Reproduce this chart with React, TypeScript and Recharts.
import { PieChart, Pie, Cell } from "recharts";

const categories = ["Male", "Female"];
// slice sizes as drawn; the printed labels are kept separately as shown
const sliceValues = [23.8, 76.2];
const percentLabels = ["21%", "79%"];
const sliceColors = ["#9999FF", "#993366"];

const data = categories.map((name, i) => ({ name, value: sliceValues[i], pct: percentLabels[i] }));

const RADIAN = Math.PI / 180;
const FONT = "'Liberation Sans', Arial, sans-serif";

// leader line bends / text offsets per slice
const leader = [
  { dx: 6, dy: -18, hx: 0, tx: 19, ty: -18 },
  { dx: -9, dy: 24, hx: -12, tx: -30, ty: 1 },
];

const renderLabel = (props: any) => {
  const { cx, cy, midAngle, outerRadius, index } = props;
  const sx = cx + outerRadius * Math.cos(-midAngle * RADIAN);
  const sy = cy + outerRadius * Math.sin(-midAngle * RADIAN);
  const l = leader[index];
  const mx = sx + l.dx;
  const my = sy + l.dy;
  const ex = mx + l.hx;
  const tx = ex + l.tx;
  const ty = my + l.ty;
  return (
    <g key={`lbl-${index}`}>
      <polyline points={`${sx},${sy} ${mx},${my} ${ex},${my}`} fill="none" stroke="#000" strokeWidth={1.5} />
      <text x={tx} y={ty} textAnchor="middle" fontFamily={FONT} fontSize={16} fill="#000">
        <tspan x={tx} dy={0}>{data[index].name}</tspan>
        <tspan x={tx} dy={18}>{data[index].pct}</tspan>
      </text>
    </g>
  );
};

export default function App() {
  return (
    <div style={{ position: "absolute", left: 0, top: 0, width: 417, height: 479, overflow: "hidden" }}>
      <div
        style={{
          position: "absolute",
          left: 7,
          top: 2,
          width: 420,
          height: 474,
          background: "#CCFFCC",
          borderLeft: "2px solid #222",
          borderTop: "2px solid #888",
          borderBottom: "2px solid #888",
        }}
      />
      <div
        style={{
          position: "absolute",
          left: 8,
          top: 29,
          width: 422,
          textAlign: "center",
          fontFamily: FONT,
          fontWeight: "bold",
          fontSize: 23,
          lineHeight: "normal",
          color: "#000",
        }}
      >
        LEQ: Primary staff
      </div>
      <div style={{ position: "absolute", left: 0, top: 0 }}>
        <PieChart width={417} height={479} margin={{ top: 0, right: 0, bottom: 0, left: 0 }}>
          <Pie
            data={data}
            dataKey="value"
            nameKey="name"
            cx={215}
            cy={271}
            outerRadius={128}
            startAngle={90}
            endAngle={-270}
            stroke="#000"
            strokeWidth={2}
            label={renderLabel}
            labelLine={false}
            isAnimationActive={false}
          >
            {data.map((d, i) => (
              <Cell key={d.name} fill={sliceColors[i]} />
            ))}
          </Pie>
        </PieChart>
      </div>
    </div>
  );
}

> _WORK TO DO_: Write out the data again, exactly and in full.

> _COMPLETED TASK_:
Reproduce this chart with React, TypeScript and Recharts.
import { PieChart, Pie, Cell } from "recharts";

const categories = ["Male", "Female"];
// slice sizes as drawn; the printed labels are kept separately as shown
const sliceValues = [23.8, 76.2];
const percentLabels = ["21%", "79%"];
const sliceColors = ["#9999FF", "#993366"];

const data = categories.map((name, i) => ({ name, value: sliceValues[i], pct: percentLabels[i] }));

const RADIAN = Math.PI / 180;
const FONT = "'Liberation Sans', Arial, sans-serif";

// leader line bends / text offsets per slice
const leader = [
  { dx: 6, dy: -18, hx: 0, tx: 19, ty: -18 },
  { dx: -9, dy: 24, hx: -12, tx: -30, ty: 1 },
];

const renderLabel = (props: any) => {
  const { cx, cy, midAngle, outerRadius, index } = props;
  const sx = cx + outerRadius * Math.cos(-midAngle * RADIAN);
  const sy = cy + outerRadius * Math.sin(-midAngle * RADIAN);
  const l = leader[index];
  const mx = sx + l.dx;
  const my = sy + l.dy;
  const ex = mx + l.hx;
  const tx = ex + l.tx;
  const ty = my + l.ty;
  return (
    <g key={`lbl-${index}`}>
      <polyline points={`${sx},${sy} ${mx},${my} ${ex},${my}`} fill="none" stroke="#000" strokeWidth={1.5} />
      <text x={tx} y={ty} textAnchor="middle" fontFamily={FONT} fontSize={16} fill="#000">
        <tspan x={tx} dy={0}>{data[index].name}</tspan>
        <tspan x={tx} dy={18}>{data[index].pct}</tspan>
      </text>
    </g>
  );
};

export default function App() {
  return (
    <div style={{ position: "absolute", left: 0, top: 0, width: 417, height: 479, overflow: "hidden" }}>
      <div
        style={{
          position: "absolute",
          left: 7,
          top: 2,
          width: 420,
          height: 474,
          background: "#CCFFCC",
          borderLeft: "2px solid #222",
          borderTop: "2px solid #888",
          borderBottom: "2px solid #888",
        }}
      />
      <div
        style={{
          position: "absolute",
          left: 8,
          top: 29,
          width: 422,
          textAlign: "center",
          fontFamily: FONT,
          fontWeight: "bold",
          fontSize: 23,
          lineHeight: "normal",
          color: "#000",
        }}
      >
        LEQ: Primary staff
      </div>
      <div style={{ position: "absolute", left: 0, top: 0 }}>
        <PieChart width={417} height={479} margin={{ top: 0, right: 0, bottom: 0, left: 0 }}>
          <Pie
            data={data}
            dataKey="value"
            nameKey="name"
            cx={215}
            cy={271}
            outerRadius={128}
            startAngle={90}
            endAngle={-270}
            stroke="#000"
            strokeWidth={2}
            label={renderLabel}
            labelLine={false}
            isAnimationActive={false}
          >
            {data.map((d, i) => (
              <Cell key={d.name} fill={sliceColors[i]} />
            ))}
          </Pie>
        </PieChart>
      </div>
    </div>
  );
}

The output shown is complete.